UTIs are far from the only concern. People with diabetes face higher rates of skin infections, respiratory infections like pneumonia, and fungal infections such as oral and vaginal yeast infections. Surgical site infections are also more common. The mechanisms are the same across all of these: impaired neutrophil function, an imbalanced inflammatory response, and, in some cases, nerve damage that reduces the ability to sense early warning signs of infection in the skin or feet.

Wound Healing Slows Dramatically

One of the most visible ways diabetes affects immunity is through wound healing, particularly in the feet. Diabetic foot ulcers affect a significant percentage of people with diabetes over their lifetime, and the underlying problem is deeply immunological.

Research from the National Institutes of Health found that many of the genes responsible for recruiting immune cells to a wound site are suppressed in diabetic foot ulcers. Two genes in particular, FOXM1 and STAT3, are highly active in normal healing wounds but essentially shut down in diabetic ones. These genes are responsible for calling in the neutrophils and macrophages that clear debris, fight bacteria, and lay the groundwork for new tissue. Without that recruitment, wounds stall. The immune cells that do show up in diabetic foot ulcers tend to reflect a stuck, unresolved healing process rather than an active repair effort.

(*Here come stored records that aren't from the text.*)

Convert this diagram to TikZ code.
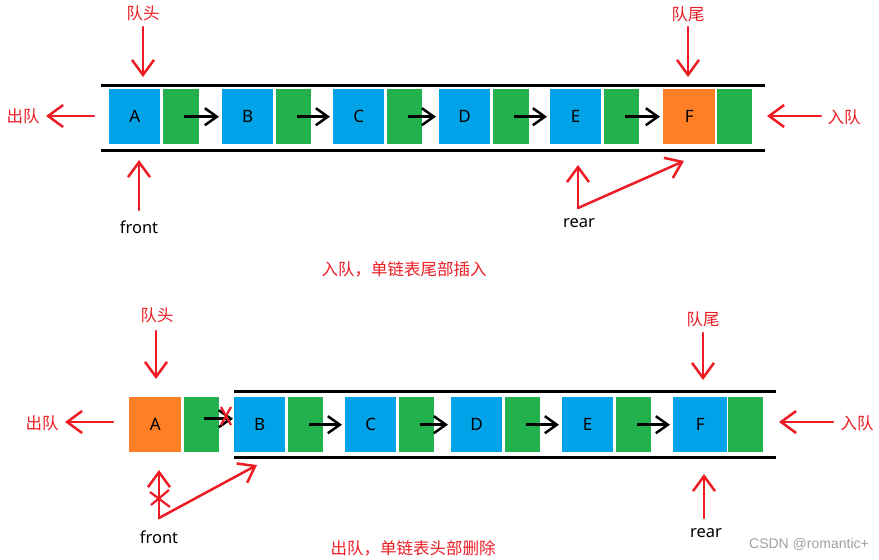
\documentclass[tikz,border=0pt]{standalone}
\usepackage{fontspec}
\setmainfont{Noto Sans}
\newfontfamily\cjk{Noto Sans CJK SC}
\newfontfamily\wmfont{Liberation Sans}
\usetikzlibrary{arrows.meta}
\definecolor{qblue}{HTML}{00A2E8}
\definecolor{qgreen}{HTML}{22B14C}
\definecolor{qorange}{HTML}{FF7F27}
\definecolor{qred}{HTML}{ED1C24}
\definecolor{qgray}{HTML}{A0A0A0}
\begin{document}
\begin{tikzpicture}[x=1pt,y=-1pt,
  cell/.style={inner sep=0pt, anchor=north west, minimum height=55pt, font=\fontsize{17pt}{19pt}\selectfont},
  databox/.style={cell, fill=qblue, minimum width=51pt},
  nextbox/.style={cell, fill=qgreen, minimum width=35pt},
  hl/.style={fill=qorange},
  rail/.style={line width=3pt},
  ptr/.style={line width=2.5pt, -{Straight Barb[length=12pt,width=17pt]}},
  redarr/.style={draw=qred, line width=2.5pt, line cap=round, -{Straight Barb[length=15pt,width=22pt]}},
  strike/.style={draw=qred, line width=2.2pt},
  rlabel/.style={text=qred, font=\cjk\fontsize{16.5pt}{18pt}\selectfont, inner sep=1pt},
  blabel/.style={font=\fontsize{16.5pt}{18pt}\selectfont, inner sep=1pt},
]
\useasboundingbox (0,0) rectangle (879,560);

% ================= top: enqueue =================
\draw[rail] (101,85) -- (765,85);
\draw[rail] (101,150) -- (765,150);

\node[databox] (A1) at (109,89) {A};
\node[nextbox, minimum width=36pt] (A1g) at (163,89) {};
\node[databox] (B1) at (222,89) {B};
\node[nextbox] (B1g) at (276,89) {};
\node[databox] (C1) at (333,89) {C};
\node[nextbox] (C1g) at (387,89) {};
\node[databox] (D1) at (439,89) {D};
\node[nextbox, minimum width=36pt] (D1g) at (493,89) {};
\node[databox] (E1) at (550,89) {E};
\node[nextbox] (E1g) at (604,89) {};
\node[databox, hl, minimum width=52pt] (F1) at (663,89) {F};
\node[nextbox] (F1g) at (717,89) {};

\draw[ptr] ([xshift=3pt]A1g.center) -- ([xshift=-3pt]B1.west);
\draw[ptr] ([xshift=3pt]B1g.center) -- ([xshift=-3pt]C1.west);
\draw[ptr] ([xshift=3pt]C1g.center) -- ([xshift=-3pt]D1.west);
\draw[ptr] ([xshift=3pt]D1g.center) -- ([xshift=-3pt]E1.west);
\draw[ptr] ([xshift=3pt]E1g.center) -- ([xshift=-3pt]F1.west);

\node[rlabel] (head1) at (143,13) {队头};
\coordinate (head1s) at (143,27);
\coordinate (head1e) at (143,77);
\draw[redarr] (head1s) -- (head1e);

\node[rlabel] (tail1) at (688,14) {队尾};
\coordinate (tail1s) at (688,27);
\coordinate (tail1e) at (688,77);
\draw[redarr] (tail1s) -- (tail1e);

\node[rlabel] (deq1) at (23,116) {出队};
\coordinate (deq1s) at (94,116);
\coordinate (deq1e) at (46,116);
\draw[redarr] (deq1s) -- (deq1e);

\node[rlabel] (enq1) at (844,117) {入队};
\coordinate (enq1s) at (821,116);
\coordinate (enq1e) at (767,116);
\draw[redarr] (enq1s) -- (enq1e);

\node[blabel] (front1) at (139,227) {front};
\coordinate (front1s) at (139,210);
\coordinate (front1e) at (139,160);
\draw[redarr] (front1s) -- (front1e);

\node[blabel] (rear1) at (579,223) {rear};
\coordinate (rear1s) at (578,208);
\coordinate (rear1e) at (578,165);
\coordinate (rear1f) at (684,161);
\draw[redarr] (rear1s) -- (rear1e);
\draw[redarr] (rear1s) -- (rear1f);

\node[rlabel] (cap1) at (404,269) {入队，单链表尾部插入};

% ================= bottom: dequeue =================
\draw[rail] (234,391) -- (776,391);
\draw[rail] (234,457) -- (776,457);

\node[databox, hl, minimum width=52pt] (A2) at (129,397) {A};
\node[nextbox] (A2g) at (184,397) {};
\node[databox] (B2) at (234,397) {B};
\node[nextbox] (B2g) at (288,397) {};
\node[databox] (C2) at (345,397) {C};
\node[nextbox] (C2g) at (399,397) {};
\node[databox] (D2) at (451,397) {D};
\node[nextbox] (D2g) at (505,397) {};
\node[databox] (E2) at (562,397) {E};
\node[nextbox] (E2g) at (616,397) {};
\node[databox, minimum width=54pt] (F2) at (673,397) {F};
\node[nextbox] (F2g) at (728,397) {};

\draw[ptr] ([xshift=2.5pt,yshift=6pt]A2g.center) -- ([xshift=-1pt,yshift=6pt]B2.west);
\draw[ptr] ([xshift=3.5pt]B2g.center) -- ([xshift=-3pt]C2.west);
\draw[ptr] ([xshift=3.5pt]C2g.center) -- ([xshift=-3pt]D2.west);
\draw[ptr] ([xshift=3.5pt]D2g.center) -- ([xshift=-3pt]E2.west);
\draw[ptr] ([xshift=3.5pt]E2g.center) -- ([xshift=-3pt]F2.west);
% cut link
\draw[strike] (221,407) -- (231,425);
\draw[strike] (231,407) -- (221,425);

\node[rlabel] (head2) at (157,315) {队头};
\coordinate (head2s) at (156,331);
\coordinate (head2e) at (156,379);
\draw[redarr] (head2s) -- (head2e);

\node[rlabel] (tail2) at (703,319) {队尾};
\coordinate (tail2s) at (703,333);
\coordinate (tail2e) at (703,380);
\draw[redarr] (tail2s) -- (tail2e);

\node[rlabel] (deq2) at (42,423) {出队};
\coordinate (deq2s) at (113,422);
\coordinate (deq2e) at (65,422);
\draw[redarr] (deq2s) -- (deq2e);

\node[rlabel] (enq2) at (857,423) {入队};
\coordinate (enq2s) at (833,422);
\coordinate (enq2e) at (779,422);
\draw[redarr] (enq2s) -- (enq2e);

\node[blabel] (front2) at (159,537) {front};
\coordinate (front2s) at (159,518);
\coordinate (front2e) at (159,470);
\coordinate (front2f) at (257,465);
\draw[redarr] (front2s) -- (front2e);
\draw[redarr] (front2s) -- (front2f);
\draw[strike] (150,492) -- (170,507);
\draw[strike] (169,490) -- (151,505);

\node[blabel] (rear2) at (706,533) {rear};
\coordinate (rear2s) at (704,518);
\coordinate (rear2e) at (704,474);
\draw[redarr] (rear2s) -- (rear2e);

\node[rlabel] (cap2) at (413,548) {出队，单链表头部删除};

\node[text=qgray, font=\wmfont\fontsize{14pt}{16pt}\selectfont, inner sep=0pt] (wm) at (809,544) {CSDN @romantic+};
\end{tikzpicture}
\end{document}
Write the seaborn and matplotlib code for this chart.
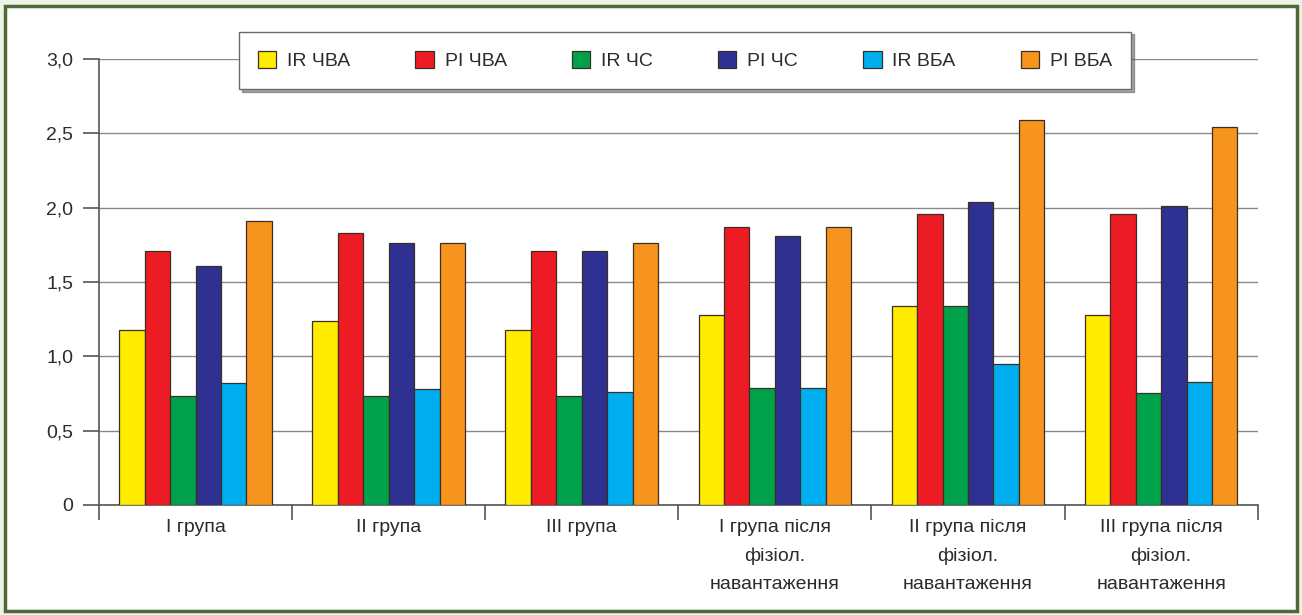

This means that even a minor cut or blister on the foot can become a serious medical problem. The wound doesn’t progress through the normal phases of healing because the immune system can’t orchestrate the process correctly.

Vaccines Still Work for Most People

Given all of this immune disruption, you might wonder whether vaccines are less effective for people with diabetes. The answer, at least for the flu vaccine, is reassuring. A two-year study comparing antibody responses in people with type 2 diabetes and people without found no significant difference in protection rates or the strength of the immune response after vaccination. Seroprotection rates (the percentage of people who developed adequate antibody levels) were comparable across nearly all flu strains tested in both groups.

This suggests that while diabetes impairs certain day-to-day immune functions, particularly those involving the innate immune system’s first responders, the adaptive immune system that generates antibodies after vaccination can still perform well. This is one reason health authorities recommend that people with diabetes stay up to date on vaccinations. The shots work, and the higher infection risk makes them especially valuable.

Blood Sugar Control Is the Biggest Lever

The thread running through all of this research is that blood sugar levels directly determine how much immune damage occurs. The relationship between glucose control and inflammatory markers is linear: the higher your A1c, the more elevated your inflammatory signaling molecules, and the worse your immune cells perform. This means the single most impactful thing you can do to protect your immune function is to keep blood sugar as well controlled as possible.

That includes not just long-term averages but also short-term spikes. Even brief episodes of high blood sugar can temporarily impair neutrophil function. Consistent management through medication, diet, and activity helps maintain a baseline where your immune cells can do their jobs more effectively, infections are less likely to take hold, and wounds have a better chance of healing on schedule.